Turns out Moriarty didn’t care about what he hired Adler to steal. She was a distraction. When she ran with the gas pellet canisters and Holmes chased, no one remained to guard the remote control device, what Moriarty truly wanted. He stole it for himself and will presumably use it at a later date.
Finally, there’s the matter of the botched execution. How did Blackwood survive the hanging? Watson and his new, official, fiancé Mary find out when they visit Holmes and find him hanging from the ceiling. Turns out the executioner affixed a hook to the noose, and this hook distributed the weight to Blackwood’s torso, leaving the neck intact. Simple as that.
Jokes (2/4)
“Shall I answer chronologically or alphabetically,” was a great line, classic Holmes.

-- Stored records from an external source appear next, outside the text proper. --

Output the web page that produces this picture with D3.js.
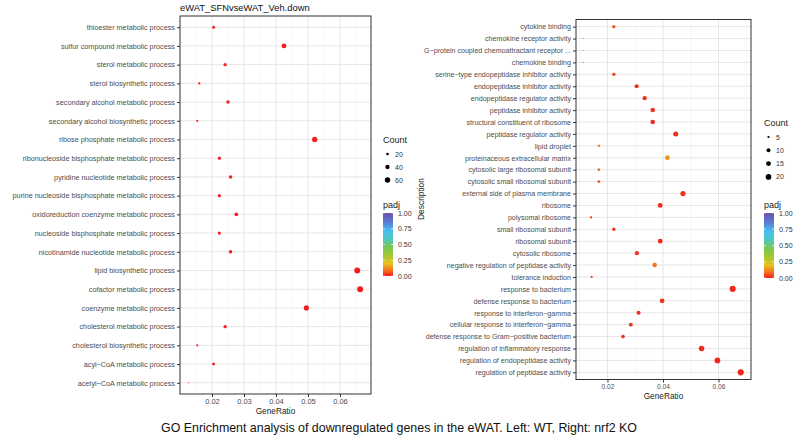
<!DOCTYPE html>
<html><head><meta charset="utf-8">
<script src="https://cdn.jsdelivr.net/npm/d3@7"></script>
<style>body{margin:0;background:#fff}svg{display:block;font-family:"Liberation Sans",Arial,sans-serif}</style>
</head><body><svg id="c" width="799" height="435"></svg>
<script>
// ---------- DATA ----------
const leftTitle = "eWAT_SFNvseWAT_Veh.down";
const leftTerms = ["thioester metabolic process","sulfur compound metabolic process","sterol metabolic process","sterol biosynthetic process","secondary alcohol metabolic process","secondary alcohol biosynthetic process","ribose phosphate metabolic process","ribonucleoside bisphosphate metabolic process","pyridine nucleotide metabolic process","purine nucleoside bisphosphate metabolic process","oxidoreduction coenzyme metabolic process","nucleoside bisphosphate metabolic process","nicotinamide nucleotide metabolic process","lipid biosynthetic process","cofactor metabolic process","coenzyme metabolic process","cholesterol metabolic process","cholesterol biosynthetic process","acyl\u2212CoA metabolic process","acetyl\u2212CoA metabolic process"];
const leftRatio = [0.0205,0.0425,0.0241,0.0160,0.0250,0.0154,0.0521,0.0223,0.0258,0.0223,0.0276,0.0223,0.0258,0.0654,0.0663,0.0495,0.0241,0.0154,0.0205,0.0127];
const leftCount = [23,47,27,18,28,17,58,25,29,25,31,25,29,73,74,55,27,17,23,14];
const leftPadj  = [0.005,0.001,0.004,0.01,0.004,0.01,0.001,0.006,0.004,0.006,0.003,0.006,0.004,0.0005,0.0005,0.001,0.004,0.01,0.005,0.015];
const leftXTicks = [0.02,0.03,0.04,0.05,0.06];
const leftSizeBreaks = [20,40,60];

const rightTerms = ["cytokine binding","chemokine receptor activity","G\u2212protein coupled chemoattractant receptor ...","chemokine binding","serine\u2212type endopeptidase inhibitor activity","endopeptidase inhibitor activity","endopeptidase regulator activity","peptidase inhibitor activity","structural constituent of ribosome","peptidase regulator activity","lipid droplet","proteinaceous extracellular matrix","cytosolic large ribosomal subunit","cytosolic small ribosomal subunit","external side of plasma membrane","ribosome","polysomal ribosome","small ribosomal subunit","ribosomal subunit","cytosolic ribosome","negative regulation of peptidase activity","tolerance induction","response to bacterium","defense response to bacterium","response to interferon\u2212gamma","cellular response to interferon\u2212gamma","defense response to Gram\u2212positive bacterium","regulation of inflammatory response","regulation of endopeptidase activity","regulation of peptidase activity"];
const rightRatio = [0.0223,0.0113,0.0113,0.0113,0.0223,0.0305,0.0334,0.0363,0.0363,0.0446,0.0169,0.0416,0.0169,0.0169,0.0472,0.0390,0.0141,0.0223,0.0390,0.0306,0.0370,0.0143,0.0651,0.0397,0.0312,0.0284,0.0256,0.0539,0.0596,0.0680];
const rightCount = [8,4,4,4,8,11,12,13,13,16,6,15,6,6,17,14,5,8,14,11,13,5,23,14,11,10,9,19,21,24];
const rightPadj  = [0.06,0.08,0.08,0.08,0.04,0.02,0.02,0.02,0.01,0.02,0.13,0.14,0.09,0.05,0.02,0.01,0.03,0.02,0.01,0.02,0.09,0.04,0.01,0.02,0.02,0.02,0.02,0.01,0.01,0.01];
const rightXTicks = [0.02,0.04,0.06];
const rightSizeBreaks = [5,10,15,20];

const padjBreaks = [0,0.25,0.5,0.75,1];
const padjStops  = [0,0.1,0.2,0.32,0.45,0.6,0.72,0.86,1];
const padjColors = ["#F21E1E","#F27A1E","#E6C21E","#A4C832","#7CC850","#4CC8C8","#48BEF0","#5A7AD4","#6C4EA6"];
const caption = "GO Enrichment analysis of downregulated genes in the eWAT. Left: WT, Right: nrf2 KO";

// ---------- DRAW ----------
const svg = d3.select("#c");
const color = d3.scaleLinear().domain(padjStops).range(padjColors).clamp(true);

function panel(o){
  const g = svg.append("g");
  const x = d3.scaleLinear().domain(o.xDomain).range([o.x0,o.x1]);
  const y = d3.scalePoint().domain(o.terms).range([o.y0,o.y1]).padding(0.6);
  const cmin = d3.min(o.count), cmax = d3.max(o.count);
  const r = c => o.rMin + (o.rMax-o.rMin)*Math.sqrt(Math.max(0,(c-cmin)/(cmax-cmin)));
  const minor = d3.range(Math.ceil(o.xDomain[0]/o.minorStep), Math.floor(o.xDomain[1]/o.minorStep)+1)
     .map(i=>i*o.minorStep).filter(v=>!o.xTicks.some(t=>Math.abs(t-v)<1e-9));
  g.selectAll(".mn").data(minor).join("line")
    .attr("x1",d=>x(d)).attr("x2",d=>x(d)).attr("y1",o.y0).attr("y2",o.y1)
    .attr("stroke","#F3F3F3").attr("stroke-width",0.6);
  g.selectAll(".mj").data(o.xTicks).join("line")
    .attr("x1",d=>x(d)).attr("x2",d=>x(d)).attr("y1",o.y0).attr("y2",o.y1)
    .attr("stroke","#E6E6E6").attr("stroke-width",1);
  g.selectAll(".hy").data(o.terms).join("line")
    .attr("x1",o.x0).attr("x2",o.x1).attr("y1",d=>y(d)).attr("y2",d=>y(d))
    .attr("stroke","#E6E6E6").attr("stroke-width",1);
  g.selectAll("circle.pt").data(o.terms).join("circle")
    .attr("cx",(d,i)=>x(o.ratio[i])).attr("cy",d=>y(d))
    .attr("r",(d,i)=>r(o.count[i])).attr("fill",(d,i)=>color(o.padj[i]));
  g.append("rect").attr("x",o.x0).attr("y",o.y0).attr("width",o.x1-o.x0).attr("height",o.y1-o.y0)
    .attr("fill","none").attr("stroke","#333").attr("stroke-width",1);
  const ax = g.append("g").attr("transform",`translate(0,${o.y1})`)
    .call(d3.axisBottom(x).tickValues(o.xTicks).tickFormat(d3.format(".2f")).tickSize(3).tickPadding(2));
  const ay = g.append("g").attr("transform",`translate(${o.x0},0)`)
    .call(d3.axisLeft(y).tickSize(3).tickPadding(2));
  [ax,ay].forEach((a,k)=>{
    a.select(".domain").remove();
    a.selectAll(".tick line").attr("stroke","#333");
    a.selectAll(".tick text").attr("fill","#4D4D4D").style("font-size",(k===0?o.tfs:o.fs)+"px").style("font-family","Liberation Sans, Arial, sans-serif");
  });
  g.append("text").attr("x",(o.x0+o.x1)/2).attr("y",o.y1+19.5).attr("text-anchor","middle")
    .style("font-size","8.3px").attr("fill","#222").text("GeneRatio");
  const lg = g.append("g");
  lg.append("text").attr("x",o.legX).attr("y",o.cntY).style("font-size","9px").attr("fill","#222").text("Count");
  lg.selectAll("circle").data(o.sizeBreaks).join("circle")
    .attr("cx",o.legX+4.5).attr("cy",(d,i)=>o.cntY+11+i*o.cntStep).attr("r",d=>r(d)).attr("fill","#000");
  lg.selectAll("text.l").data(o.sizeBreaks).join("text").attr("class","l")
    .attr("x",o.legX+12).attr("y",(d,i)=>o.cntY+13.5+i*o.cntStep).style("font-size","7px").attr("fill","#333").text(d=>d);
  const by0 = o.barY0, by1 = o.barY1;
  const gid = "grad"+o.id;
  const grad = svg.append("defs").append("linearGradient").attr("id",gid).attr("x1",0).attr("y1",1).attr("x2",0).attr("y2",0);
  grad.selectAll("stop").data(padjStops).join("stop").attr("offset",d=>d).attr("stop-color",d=>color(d));
  lg.append("text").attr("x",o.legX).attr("y",by0-5).style("font-size","9px").attr("fill","#222").text("padj");
  lg.append("rect").attr("x",o.legX).attr("y",by0).attr("width",10).attr("height",by1-by0).attr("fill",`url(#${gid})`);
  const cy = d3.scaleLinear().domain([0,1]).range([by1,by0]);
  lg.selectAll("line.bt").data(padjBreaks).join("line").attr("class","bt")
    .attr("x1",o.legX).attr("x2",o.legX+2).attr("y1",d=>cy(d)).attr("y2",d=>cy(d)).attr("stroke","#fff").attr("stroke-width",0.6);
  lg.selectAll("line.bt2").data(padjBreaks).join("line").attr("class","bt2")
    .attr("x1",o.legX+8).attr("x2",o.legX+10).attr("y1",d=>cy(d)).attr("y2",d=>cy(d)).attr("stroke","#fff").attr("stroke-width",0.6);
  lg.selectAll("text.pl").data(padjBreaks).join("text").attr("class","pl")
    .attr("x",o.legX+15).attr("y",d=>cy(d)+2.5).style("font-size","7px").attr("fill","#333").text(d=>d.toFixed(2));
  return g;
}

panel({id:"L",terms:leftTerms,ratio:leftRatio,count:leftCount,padj:leftPadj,xTicks:leftXTicks,sizeBreaks:leftSizeBreaks,
  xDomain:[0.01,0.0697],x0:180,x1:371,y0:16,y1:394,minorStep:0.005,rMin:0.55,rMax:3.0,fs:7.25,tfs:7.5,
  legX:383,cntY:143,cntStep:13,barY0:213,barY1:276});
panel({id:"R",terms:rightTerms,ratio:rightRatio,count:rightCount,padj:rightPadj,xTicks:rightXTicks,sizeBreaks:rightSizeBreaks,
  xDomain:[0.00867,0.0717],x0:576,x1:751,y0:19.5,y1:379.5,minorStep:0.01,rMin:0.55,rMax:3.1,fs:7.1,tfs:6.6,
  legX:764,cntY:126,cntStep:13.3,barY0:213,barY1:278});

svg.append("text").attr("x",180).attr("y",11).style("font-size","9.4px").attr("fill","#111").text(leftTitle);
svg.append("text").attr("transform","translate(424,199) rotate(-90)").attr("text-anchor","middle")
  .style("font-size","8.4px").attr("fill","#222").text("Description");
svg.append("text").attr("x",399).attr("y",432).attr("text-anchor","middle").style("font-size","12.4px").attr("fill","#111").text(caption);
</script></body></html>
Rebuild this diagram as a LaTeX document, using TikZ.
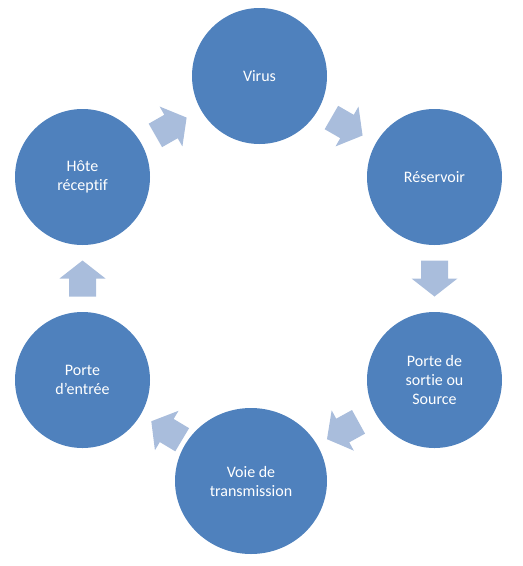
\documentclass[tikz,border=0pt]{standalone}
\usepackage{fontspec}
\setmainfont{Carlito}[Ligatures=NoCommon]
\usetikzlibrary{calc,shapes.geometric}
\definecolor{cercle}{HTML}{4F81BD}
\definecolor{flechebleue}{HTML}{A9BDDC}
\tikzset{
  etape/.style={ellipse,fill=cercle,text=white,align=center,inner sep=0pt,
    minimum width=135,minimum height=136,font=\fontsize{16}{19}\selectfont},
  bloc/.pic={\fill[flechebleue] (-18,-13.5) -- (0,-13.5) -- (0,-23) -- (18,0)
    -- (0,23) -- (0,13.5) -- (-18,13.5) -- cycle;}
}
\begin{document}
\begin{tikzpicture}[x=1pt,y=1pt]
  \useasboundingbox (0,0) rectangle (523,-566);
  \node[etape] (virus) at (259.5,-76) {Virus};
  \node[etape] (reservoir) at (434.5,-177) {Réservoir};
  \node[etape] (sortie) at (434.5,-380) {Porte de\\sortie ou\\Source};
  \node[etape,minimum width=152,minimum height=146] (voie) at (251,-481) {Voie de\\transmission};
  \node[etape] (entree) at (82.5,-380) {Porte\\d’entrée};
  \node[etape] (hote) at (82.5,-177) {Hôte\\réceptif};
  \foreach \a/\b in {virus/reservoir,reservoir/sortie,sortie/voie,voie/entree,entree/hote,hote/virus}{
    \path let \p1=($(\b)-(\a)$), \n1={atan2(\y1,\x1)} in
      ($(\a)!0.5!(\b)$) pic[rotate=\n1] {bloc};
  }
\end{tikzpicture}
\end{document}
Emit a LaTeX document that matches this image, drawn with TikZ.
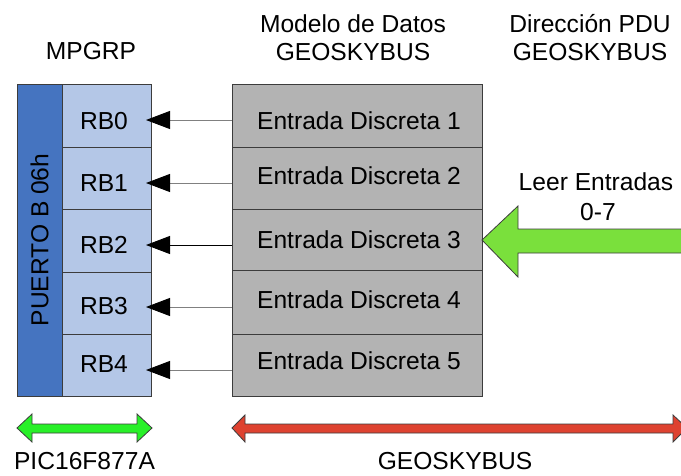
\documentclass[tikz,border=0pt]{standalone}
\usepackage{fontspec}
\setmainfont{Liberation Sans}
\usetikzlibrary{arrows.meta}
\definecolor{portblue}{RGB}{69,116,192}
\definecolor{rbblue}{RGB}{180,199,231}
\definecolor{cellgrey}{RGB}{179,179,179}
\definecolor{biggreen}{RGB}{122,224,60}
\definecolor{bargreen}{RGB}{40,240,40}
\definecolor{barred}{RGB}{222,66,48}
\definecolor{edgegrey}{RGB}{60,60,60}
\tikzset{
  txt/.style={font=\fontsize{24.6}{28}\selectfont, inner sep=0pt},
  cellbox/.style={draw=edgegrey, line width=0.8pt, inner sep=0pt, anchor=north west},
  rbcell/.style={cellbox, fill=rbblue, minimum width=89pt},
  grcell/.style={cellbox, fill=cellgrey, minimum width=250pt},
  feed/.style={line width=0.9pt, -{Triangle[length=24pt,width=18pt,black]}},
  fatarrow/.style={draw=edgegrey, line width=0.8pt, line join=miter}
}
\begin{document}
\begin{tikzpicture}[x=1pt,y=-1pt]
\useasboundingbox[fill=white] (0,0) rectangle (681,475);

% headings
\node[txt, anchor=base] (hmp) at (91,59) {MPGRP};
\node[txt, anchor=base] (hmd1) at (353,32) {Modelo de Datos};
\node[txt, anchor=base] (hmd2) at (353,60) {GEOSKYBUS};
\node[txt, anchor=base] (hdp1) at (590,32) {Dirección PDU};
\node[txt, anchor=base] (hdp2) at (590,60) {GEOSKYBUS};

% port column
\node[cellbox, fill=portblue, minimum width=45pt, minimum height=312pt] (port) at (17,84) {};
\node[txt, rotate=90] (portlbl) at (39.5,240) {PUERTO B 06h};

% RB cells
\node[rbcell, minimum height=63pt] (rb0) at (62,84) {};
\node[rbcell, minimum height=62pt] (rb1) at (62,147) {};
\node[rbcell, minimum height=63pt] (rb2) at (62,209) {};
\node[rbcell, minimum height=62pt] (rb3) at (62,272) {};
\node[rbcell, minimum height=62pt] (rb4) at (62,334) {};
\node[txt] (rbl0) at (104,121) {RB0};
\node[txt] (rbl1) at (104,183.5) {RB1};
\node[txt] (rbl2) at (104,244.5) {RB2};
\node[txt] (rbl3) at (104,306) {RB3};
\node[txt] (rbl4) at (104,364.5) {RB4};

% grey cells
\node[grcell, minimum height=63pt] (g0) at (232,84) {};
\node[grcell, minimum height=62pt] (g1) at (232,147) {};
\node[grcell, minimum height=61pt] (g2) at (232,209) {};
\node[grcell, minimum height=64pt] (g3) at (232,270) {};
\node[grcell, minimum height=62pt] (g4) at (232,334) {};
\node[txt] (gl0) at (359,120.5) {Entrada Discreta 1};
\node[txt] (gl1) at (359,175.5) {Entrada Discreta 2};
\node[txt] (gl2) at (359,239.5) {Entrada Discreta 3};
\node[txt] (gl3) at (359,299.5) {Entrada Discreta 4};
\node[txt] (gl4) at (359,361) {Entrada Discreta 5};

% feed arrows
\coordinate (t0) at (146,120);
\coordinate (t1) at (146,183);
\coordinate (t2) at (146,245);
\coordinate (t3) at (146,307);
\coordinate (t4) at (146,370);
\draw[feed, draw=gray] (g0.west |- t0) -- (t0);
\draw[feed, draw=gray] (g1.west |- t1) -- (t1);
\draw[feed, draw=black] (g2.west |- t2) -- (t2);
\draw[feed, draw=gray] (g3.west |- t3) -- (t3);
\draw[feed, draw=gray] (g4.west |- t4) -- (t4);

% big green input arrow
\draw[fatarrow, fill=biggreen] (482,240) -- (518,206) -- (518,229) -- (700,229)
  -- (700,253) -- (518,253) -- (518,277) -- cycle;
\node[txt, anchor=base] (leer1) at (596,190) {Leer Entradas};
\node[txt, anchor=base] (leer2) at (598,220) {0-7};

% bottom range arrows
\draw[fatarrow, fill=bargreen] (17,428) -- (32,414) -- (32,424) -- (137,424) -- (137,414)
  -- (152,428) -- (137,442) -- (137,433) -- (32,433) -- (32,442) -- cycle;
\draw[fatarrow, fill=barred] (232,428) -- (245,415) -- (245,424) -- (673,424) -- (673,415)
  -- (687,428) -- (673,442) -- (673,433) -- (245,433) -- (245,442) -- cycle;
\node[txt, anchor=base] (pic) at (84.5,469) {PIC16F877A};
\node[txt, anchor=base] (geo) at (455,469) {GEOSKYBUS};
\end{tikzpicture}
\end{document}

I once lived with two of my best friends for nine months in our 20s. We traveled around New Zealand for a month. By the end of our journey we sniped at each other as if we were bitter enemies. Strangers would comment as much. We remain friends today, because such gripes are not enough to damage our friendship.
Such is the Watson/Holmes relationship. They’ve lived together for some time, and the wear shows in the script. Fortunately the audience can enjoy their banter. Light and breezy, Sherlock Holmes lets you smile with its easy humor and repartee between Holmes and Watson, two fast friends who have reached the stage of finishing each other’s sentences.
Setting (4/4)
The size and detail of the sets stand apart in Sherlock Holmes. The movie opens with a horse and carriage driving past the camera up a street. The camera waits and then follows the carriage for a spell up the street. It’s a long route.
Dollies and cranes run all over the sets: the prison area, a huge shipyard, Parliament, Holmes’s large flat (compare to BBC’s Sherlock), and the gigantic underground areas are carefully shot. Green screen is sometimes evident, but that’s OK when you know much of what’s onscreen is real.

Such details are important because they are what Holmes notices to solve his cases. The redhead’s flat was the most important location, and it was littered with detritus and materiel.
Commentary (0/2)
Part of what makes Sherlock Holmes timeless is the apolitical nature of his cases. The genius villains are after power, money, or both, but rarely do they have an interest in Britain’s colonial interests or fighting anarchists or any of-the-moment ideas. Holmes stories are rarely Ripped From the Headlines.
Nevertheless, Sherlock Holmes steers close to some commentary on society. Blackwood is interested in reclaiming a colony it once held across the Atlantic, now called the United States of America. That’s about it. Sounds great.
Offensiveness (0/-2)
Talk about diversity–there’s a French man and a gypsy in Sherlock Holmes.
Actual credit to the crew for making Adler an integral part of the story. She’s on hand at the finish to disable the gassing device, and is the person who actually does it. Women hardly feature in the Conan Doyle tales, so it’s easy for the female characters to feel contrived in Holmes adaptations. Not the case here.
Others
- terrific hats, male and female
Summary (34/68): 50%
Guy Ritchie, surprisingly, is the perfect director for Sherlock Holmes. He brings energy and punch to this adaptation. No staid detectives here. Downey’s is a fighting Holmes, a scrappy lad as ready to fight a street urchin for fun as commune with nobility in secret society meetings. And that’s just like the stories.